George Rogers Clark

painted image of an old man wearing a revolutionary war blue jacket.
Painting of George Rogers Clark


Quick Facts
Revolutionary War
Place of Birth:
Albemarle County, Virginia
Date of Birth:
November 19, 1752
Place of Death:
Date of Death:
February 13, 1818
Place of Burial:
Louisville, Kentucky
Cemetery Name:
Cave Hill Cemetery

Great things have been effected by a few men well conducted.Perhaps we may be fortunate. We have this consolation that our case is just, and that our country will be grateful and not condemn our conduct, in case we fall through; if so, this country as well as Kentucky, I believe, is lost. 
-Letter to Virginia Governor Patrick Henry from George Rogers Clark 

George Rogers Clark was born in Albemarle County, Virginia in 1752. Clark was not a good student preferring to spend his time outdoors exploring instead of in the classroom. Recognizing his son’s potential as an outdoorsman, his father secured him an apprenticeship with a surveyor. From there he spent his time exploring the outdoors and learning how to read the land. By the age of 19 he had begun to travel into western Virginia and in 1772 he ventured into eastern Kentucky, quickly developing a love for the area.  

This love for Kentucky and his fellow frontiersmen, pushed him to act when the American Revolution broke out, knowing that the frontier would be vulnerable to both attacks by the British at Fort Detroit and the Native Americans.  On May 13, 1778, having been given permission from Patrick Henry to take a small force of men to assure that the British were dispelled from the frontier, Clark and his men began their journey from Redstone, PA westward. We have learned more about the Illinois Campaign through the journals Captain Joseph Bowman and Clark himself.  

Clark’s initial campaign was swift, efficient and above all else successful. The men drilled and trained at Corn Island, near present day Louisville, KY. On June 24, 1778, the time had come to move further west to thwart British in the Northwest and gain control of the frontier, namely the Mississippi River for the colonies. Using flat boats the men made their way down the Ohio River, before disembarking and marching the rest of the way to Kaskaskia on the Mississippi River, arriving in the evening on July 4, 1778, without firing a single shot.  Fort Sackville had already capitulated to Clark and his men in August of 1778, however, by December the British had retaken the Fort. Clark knowing that the British would make an advance toward Kaskaskia in the spring, he made the decision to complete a winter march and retake the fort.

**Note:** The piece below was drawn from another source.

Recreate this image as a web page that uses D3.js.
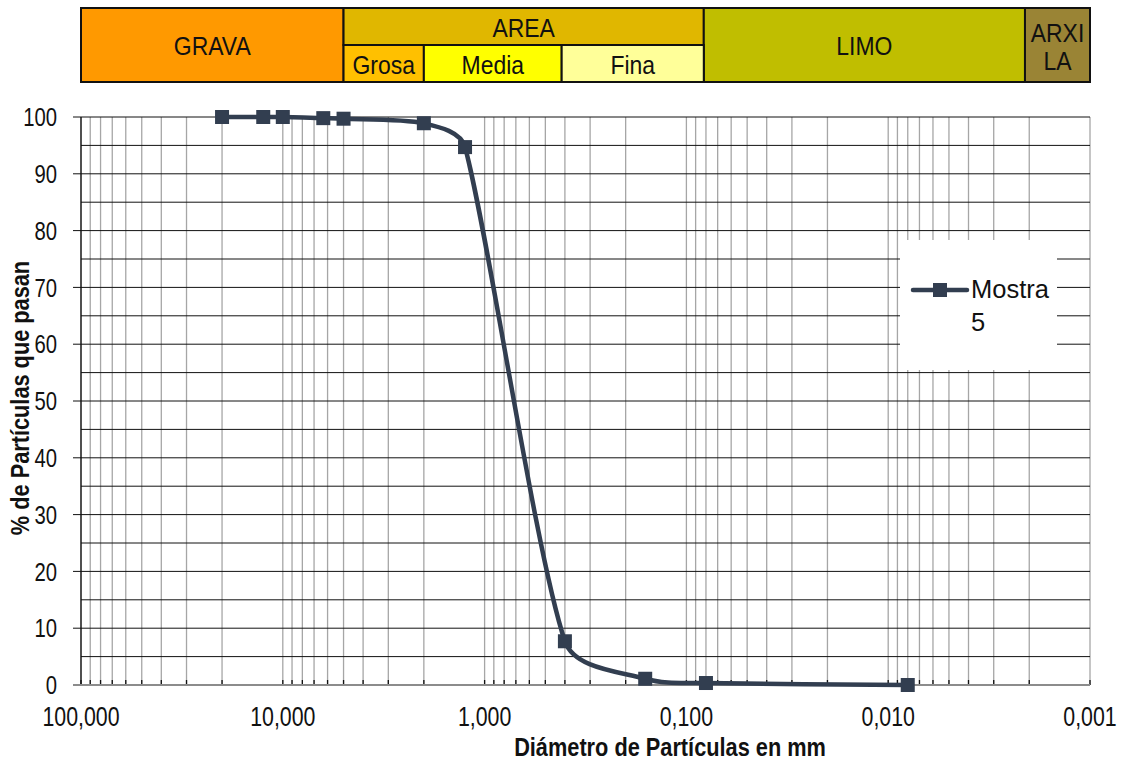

Clark and his men left Kaskaskia on February 6, 1779 and began their march to Vincennes. Despite unseasonably warm weather the journey was harsh, encountering snow melt, ice and rain all which led to flooding. Never-the-less, the small militia reached Vincennes on February 23. After a brief siege, during which Clark ordered the execution of 5 Native Americans, to intimidate the British, Lt. Gov. Henry Hamilton surrendered the fort. Nine months after capturing Fort Sackville, Clark wrote a Letter to his Friend George Mason chronicling his adventures against the British and the daring mid-winter march. In the years following Clark continue to the war efforts in the West, but ultimately would never surpass his accomplishments at Vincennes.

During September 1783, the Revolutionary War officially ended with the signing of the Treaty of Paris and Clark returned to private life. Following the war, Clark served as chairman to the board of commissioners that allotted lands across the Ohio River from Louisville to those individuals who had taken part in his 1778 and 1779 campaigns. He also was appointed a commissioner to make treaties with tribes north of the Ohio River who were continuing their raids into Kentucky. During 1786, after it became apparent that the treaties were ineffective, Clark was requested by Kentucky and Virginia authorities to lead an expedition against the tribes along the Wabash River. From the beginning, however, Clark was plagued by questions of his authority and the unruly behavior of his troops. After proceeding along the Wabash River north of Vincennes, a large portion of the men mutinied. Clark returned to Vincennes and established a garrison to protect this outpost before returning to Kentucky.

In the later years of Clark’s life, he was left with declining health and immense debt. Having never been reimbursed for the money he personally spent to fund the campaigns. This crippling debt forced Clark to look elsewhere to recoup his fortune. Unfortunately, it seemed he was defeated at each turn.

In 1809, at the age of 57, Clark suffered a stroke and subsequently fell into a fire, resulting in the amputation of his leg. After which he moved to live with his sister, Lucy Crogan, at Locust Grove just outside of Louisville, KY.

n 1812, in belated recognition of Revolutionary War services, the General Assembly of Virginia granted Clark a sword and half pay of $400 a year, though many believed this to be ‘too little too late.’

His health continued to deteriorate, and he died on February 13, 1818, at the age of 65. On February 15, a cold and stormy day, Clark's body was laid to rest in a ceremony attended by a large crowd. In his funeral oration, Judge John Rowan succinctly summed up the stature and importance of George Rogers Clark during the critical years on the Trans-Appalachian frontier: "The mighty oak of the forest has fallen, and now the scrub oaks sprout all around."